繰り返される人道に反する行為、不法行為、暴力。それに対する不処罰と悪の再生産。一方で法や手続きに基づかない恣意的な逮捕や冤罪。そして制裁、リンチ。

2002年に国際刑事裁判所(Cours Pénal International: CPI)が機能を始めると、ショっぴかれるのはアフリカ人ばかりという事態が生じてきた。

これに対し「なぜアフリカの犯罪をヨーロッパで裁くのか。アフリカの問題はアフリカで解決すべきではないのか。」との声がアフリカで高まる。


そういった中、CPIがまだ管轄権を有しなかった2000年、チャドの独裁者、イセーヌ・アブレ元大統領の刑事手続きが開始。その後、紆余曲折を経るが、最終的にはAUの付託によりセネガル・ダカールに「アフリカ特別法廷」を設け、これを裁くこととなった。

(特別法廷が開廷されたダカール裁判所、RFIウェブサイトより)


アフリカの犯罪をアフリカで本当に裁くことができるのか。その動静が注目されていた。その後、残念ながら一向に裁判が開かれる兆しもなく、10年が経過。政治的意思の欠如が批判された。

ところが2012年にマッキー・サル大統領が就任するや、この裁判を進めていく決意を表明。そして2015年7月20日、特別法邸は開廷した。公判の行方には大変な注目が注がれた。

ここまでのところは、上記引用記事でも詳しく述べてきたので、ご関心の方はご参照いただきたい。


さて、前置きが長くなったが、その法廷で5月30日、イセーヌ・アブレ元大統領への判決が言い渡された。裁判長はブルキナファソ人のベルラド・グスタブ・カム判事。前文で「8年にもわたる継続的拷問が、また人権蹂躙も組織的に行われてきた」と述べた。戦争に対する罪については一部を棄却したが、強姦、隷奴的強制労働などを含む人道に対する罪を認定。「終身禁固」('à la prison à perpétuité')の刑を言い渡した。

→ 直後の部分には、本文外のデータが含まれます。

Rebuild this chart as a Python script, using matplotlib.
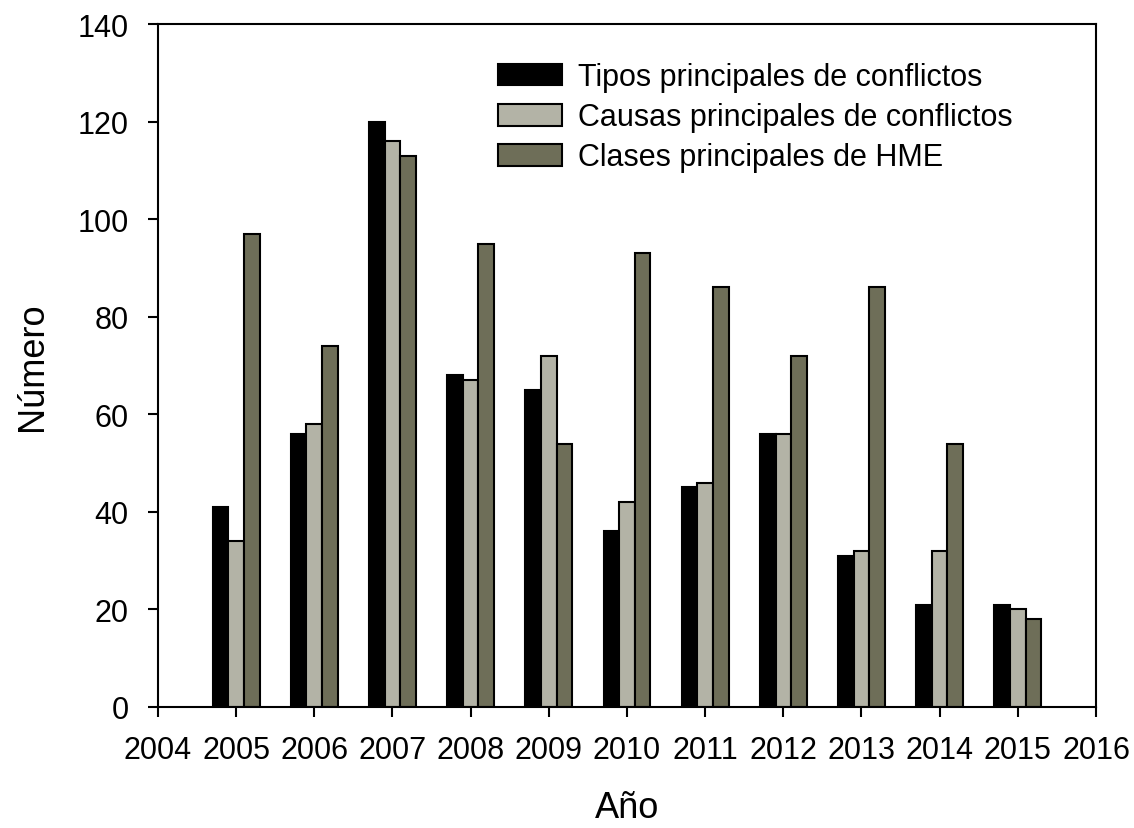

判決の宣告は、犠牲者やその家族にとって、実に25年にわたる闘争であった。判決が言い渡されると、犠牲者家族の弁護人や支援団体の一団は喜びをあらわにした。涙を見せる人もいた。

他方、アブレ被告は、「アフリカの独立と自由に祝福を。フランサフリック(françafrique )を、打倒せよ!」と叫びながら退廷したという。


そしてこの裁判は、一国の元国家元首を第三国で裁く、前例のないテストケースとして注目を集めた。そしてアフリカにとっても、アフリカ人が、アフリカ人を、アフリカで裁くという、歴史的な出来事でもあった。

いま、アフリカの戦争に対する罪、人道に対する罪に問われた被告人がハーグの法廷で裁かれている。この裁判事例が、アフリカに新たな刑事管轄権の道を開くのか。またアフリカにおける刑事犯罪やバッドガバナンスの大きな抑止力たりうるのか。今後のアフリカ側での議論を注目していきたい。